%%

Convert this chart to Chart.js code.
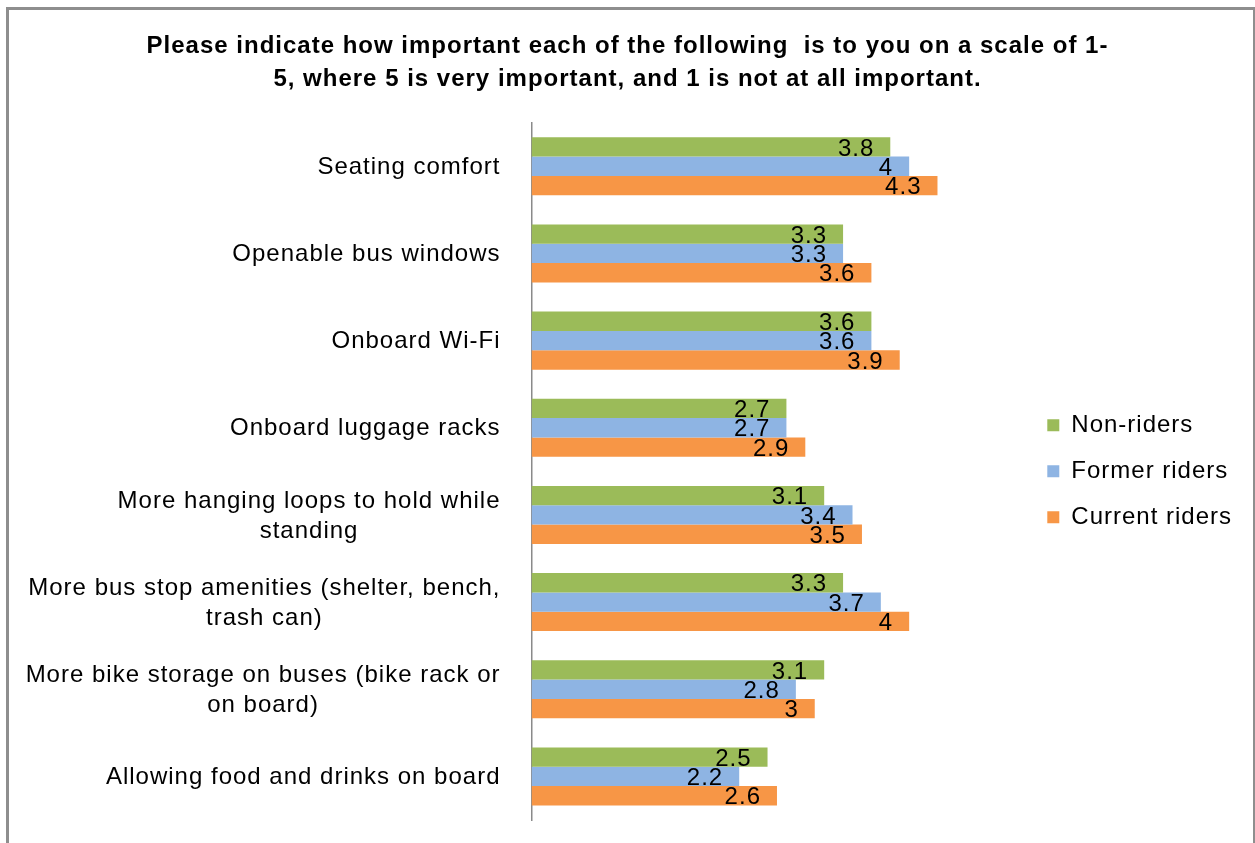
<!DOCTYPE html>
<html>
<head>
<meta charset="utf-8">
<title>Bus amenities importance</title>
<script src="https://cdn.jsdelivr.net/npm/chart.js@4/dist/chart.umd.min.js"></script>
<style>
  html, body { margin: 0; padding: 0; background: #fff; overflow: hidden; }
  #frame {
    position: absolute; left: 6px; top: 7px; width: 1250px; height: 900px;
    box-sizing: border-box; border: 3px solid #8e8e8e;
  }
  #wrap { position: absolute; left: 0; top: 0; width: 1255px; height: 843px; }
</style>
</head>
<body>
<div id="frame"></div>
<div id="wrap"><canvas id="chart" width="1255" height="843"></canvas></div>
<script>
// ---- data ----
const titleLines = [
  'Please indicate how important each of the following  is to you on a scale of 1-',
  '5, where 5 is very important, and 1 is not at all important.'
];
const categories = [
  ['Seating comfort'],
  ['Openable bus windows'],
  ['Onboard Wi-Fi'],
  ['Onboard luggage racks'],
  ['More hanging loops to hold while', 'standing'],
  ['More bus stop amenities (shelter, bench,', 'trash can)'],
  ['More bike storage on buses (bike rack or', 'on board)'],
  ['Allowing food and drinks on board']
];
const seriesNames = ['Non-riders', 'Former riders', 'Current riders'];
const nonRiders     = [3.8, 3.3, 3.6, 2.7, 3.1, 3.3, 3.1, 2.5];
const formerRiders  = [4.0, 3.3, 3.6, 2.7, 3.4, 3.7, 2.8, 2.2];
const currentRiders = [4.3, 3.6, 3.9, 2.9, 3.5, 4.0, 3.0, 2.6];
const axisMax = 5.23;

const FONT = '"Liberation Sans", Arial, sans-serif';
Chart.defaults.font.family = FONT;
Chart.defaults.color = '#000';

// Slightly tracked-out text everywhere on the canvas
const textSpacing = {
  id: 'textSpacing',
  beforeUpdate(chart) { chart.ctx.letterSpacing = '1px'; },
  beforeDraw(chart) { chart.ctx.letterSpacing = '1px'; }
};

// Category names: block right-aligned next to the axis, wrapped lines centred on each other
const categoryLabels = {
  id: 'categoryLabels',
  afterDraw(chart) {
    const { ctx } = chart;
    const y = chart.scales.y;
    ctx.save();
    ctx.letterSpacing = '1px';
    ctx.font = '24px ' + FONT;
    ctx.fillStyle = '#000';
    ctx.textAlign = 'center';
    ctx.textBaseline = 'middle';
    const rightEdge = y.right - 31;
    categories.forEach((lines, i) => {
      const yc = y.getPixelForTick(i) + 1;
      const w = Math.max(...lines.map(l => ctx.measureText(l).width));
      const cx = rightEdge - w / 2;
      lines.forEach((line, k) => {
        ctx.fillText(line, cx, yc + (k - (lines.length - 1) / 2) * 30);
      });
    });
    ctx.restore();
  }
};

// Value labels just inside the end of each bar
const valueLabels = {
  id: 'valueLabels',
  afterDatasetsDraw(chart) {
    const { ctx } = chart;
    ctx.save();
    ctx.letterSpacing = '1px';
    ctx.font = '24px ' + FONT;
    ctx.fillStyle = '#000';
    ctx.textAlign = 'right';
    ctx.textBaseline = 'middle';
    chart.data.datasets.forEach((ds, di) => {
      chart.getDatasetMeta(di).data.forEach((bar, i) => {
        ctx.fillText(String(ds.data[i]), bar.x - 16, bar.y + 2);
      });
    });
    ctx.restore();
  }
};

new Chart(document.getElementById('chart'), {
  type: 'bar',
  data: {
    labels: categories,
    datasets: [
      { label: seriesNames[0], data: nonRiders,     backgroundColor: '#9BBB59' },
      { label: seriesNames[1], data: formerRiders,  backgroundColor: '#8EB4E3' },
      { label: seriesNames[2], data: currentRiders, backgroundColor: '#F79646' }
    ]
  },
  options: {
    indexAxis: 'y',
    responsive: false,
    animation: false,
    datasets: { bar: { barPercentage: 1, categoryPercentage: 0.666, borderWidth: 0 } },
    layout: { padding: { left: 13, right: 13, top: 0, bottom: 23 } },
    scales: {
      x: { display: false, min: 0, max: axisMax },
      y: {
        grid: { display: false, drawTicks: false },
        border: { display: true, color: '#8a8a8a', width: 1.5 },
        ticks: { display: false },
        afterFit(scale) { scale.width = 518.5; }
      }
    },
    plugins: {
      title: {
        display: true,
        text: titleLines,
        color: '#000',
        font: { size: 24, weight: 'bold', lineHeight: 1.375 },
        padding: { top: 30, bottom: 26.7 }
      },
      legend: {
        position: 'right',
        align: 'center',
        fullSize: false,
        labels: {
          boxWidth: 12,
          boxHeight: 12,
          padding: 22,
          color: '#000',
          font: { size: 24 }
        }
      },
      tooltip: { enabled: false }
    }
  },
  plugins: [textSpacing, categoryLabels, valueLabels]
});
</script>
</body>
</html>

%%

= Set exercise =
Quote everything in the listing above exactly; pictures are the only thing to omit.

= Response to the exercise =
Convert this chart to Chart.js code.
<!DOCTYPE html>
<html>
<head>
<meta charset="utf-8">
<title>Bus amenities importance</title>
<script src="https://cdn.jsdelivr.net/npm/chart.js@4/dist/chart.umd.min.js"></script>
<style>
  html, body { margin: 0; padding: 0; background: #fff; overflow: hidden; }
  #frame {
    position: absolute; left: 6px; top: 7px; width: 1250px; height: 900px;
    box-sizing: border-box; border: 3px solid #8e8e8e;
  }
  #wrap { position: absolute; left: 0; top: 0; width: 1255px; height: 843px; }
</style>
</head>
<body>
<div id="frame"></div>
<div id="wrap"><canvas id="chart" width="1255" height="843"></canvas></div>
<script>
// ---- data ----
const titleLines = [
  'Please indicate how important each of the following  is to you on a scale of 1-',
  '5, where 5 is very important, and 1 is not at all important.'
];
const categories = [
  ['Seating comfort'],
  ['Openable bus windows'],
  ['Onboard Wi-Fi'],
  ['Onboard luggage racks'],
  ['More hanging loops to hold while', 'standing'],
  ['More bus stop amenities (shelter, bench,', 'trash can)'],
  ['More bike storage on buses (bike rack or', 'on board)'],
  ['Allowing food and drinks on board']
];
const seriesNames = ['Non-riders', 'Former riders', 'Current riders'];
const nonRiders     = [3.8, 3.3, 3.6, 2.7, 3.1, 3.3, 3.1, 2.5];
const formerRiders  = [4.0, 3.3, 3.6, 2.7, 3.4, 3.7, 2.8, 2.2];
const currentRiders = [4.3, 3.6, 3.9, 2.9, 3.5, 4.0, 3.0, 2.6];
const axisMax = 5.23;

const FONT = '"Liberation Sans", Arial, sans-serif';
Chart.defaults.font.family = FONT;
Chart.defaults.color = '#000';

// Slightly tracked-out text everywhere on the canvas
const textSpacing = {
  id: 'textSpacing',
  beforeUpdate(chart) { chart.ctx.letterSpacing = '1px'; },
  beforeDraw(chart) { chart.ctx.letterSpacing = '1px'; }
};

// Category names: block right-aligned next to the axis, wrapped lines centred on each other
const categoryLabels = {
  id: 'categoryLabels',
  afterDraw(chart) {
    const { ctx } = chart;
    const y = chart.scales.y;
    ctx.save();
    ctx.letterSpacing = '1px';
    ctx.font = '24px ' + FONT;
    ctx.fillStyle = '#000';
    ctx.textAlign = 'center';
    ctx.textBaseline = 'middle';
    const rightEdge = y.right - 31;
    categories.forEach((lines, i) => {
      const yc = y.getPixelForTick(i) + 1;
      const w = Math.max(...lines.map(l => ctx.measureText(l).width));
      const cx = rightEdge - w / 2;
      lines.forEach((line, k) => {
        ctx.fillText(line, cx, yc + (k - (lines.length - 1) / 2) * 30);
      });
    });
    ctx.restore();
  }
};

// Value labels just inside the end of each bar
const valueLabels = {
  id: 'valueLabels',
  afterDatasetsDraw(chart) {
    const { ctx } = chart;
    ctx.save();
    ctx.letterSpacing = '1px';
    ctx.font = '24px ' + FONT;
    ctx.fillStyle = '#000';
    ctx.textAlign = 'right';
    ctx.textBaseline = 'middle';
    chart.data.datasets.forEach((ds, di) => {
      chart.getDatasetMeta(di).data.forEach((bar, i) => {
        ctx.fillText(String(ds.data[i]), bar.x - 16, bar.y + 2);
      });
    });
    ctx.restore();
  }
};

new Chart(document.getElementById('chart'), {
  type: 'bar',
  data: {
    labels: categories,
    datasets: [
      { label: seriesNames[0], data: nonRiders,     backgroundColor: '#9BBB59' },
      { label: seriesNames[1], data: formerRiders,  backgroundColor: '#8EB4E3' },
      { label: seriesNames[2], data: currentRiders, backgroundColor: '#F79646' }
    ]
  },
  options: {
    indexAxis: 'y',
    responsive: false,
    animation: false,
    datasets: { bar: { barPercentage: 1, categoryPercentage: 0.666, borderWidth: 0 } },
    layout: { padding: { left: 13, right: 13, top: 0, bottom: 23 } },
    scales: {
      x: { display: false, min: 0, max: axisMax },
      y: {
        grid: { display: false, drawTicks: false },
        border: { display: true, color: '#8a8a8a', width: 1.5 },
        ticks: { display: false },
        afterFit(scale) { scale.width = 518.5; }
      }
    },
    plugins: {
      title: {
        display: true,
        text: titleLines,
        color: '#000',
        font: { size: 24, weight: 'bold', lineHeight: 1.375 },
        padding: { top: 30, bottom: 26.7 }
      },
      legend: {
        position: 'right',
        align: 'center',
        fullSize: false,
        labels: {
          boxWidth: 12,
          boxHeight: 12,
          padding: 22,
          color: '#000',
          font: { size: 24 }
        }
      },
      tooltip: { enabled: false }
    }
  },
  plugins: [textSpacing, categoryLabels, valueLabels]
});
</script>
</body>
</html>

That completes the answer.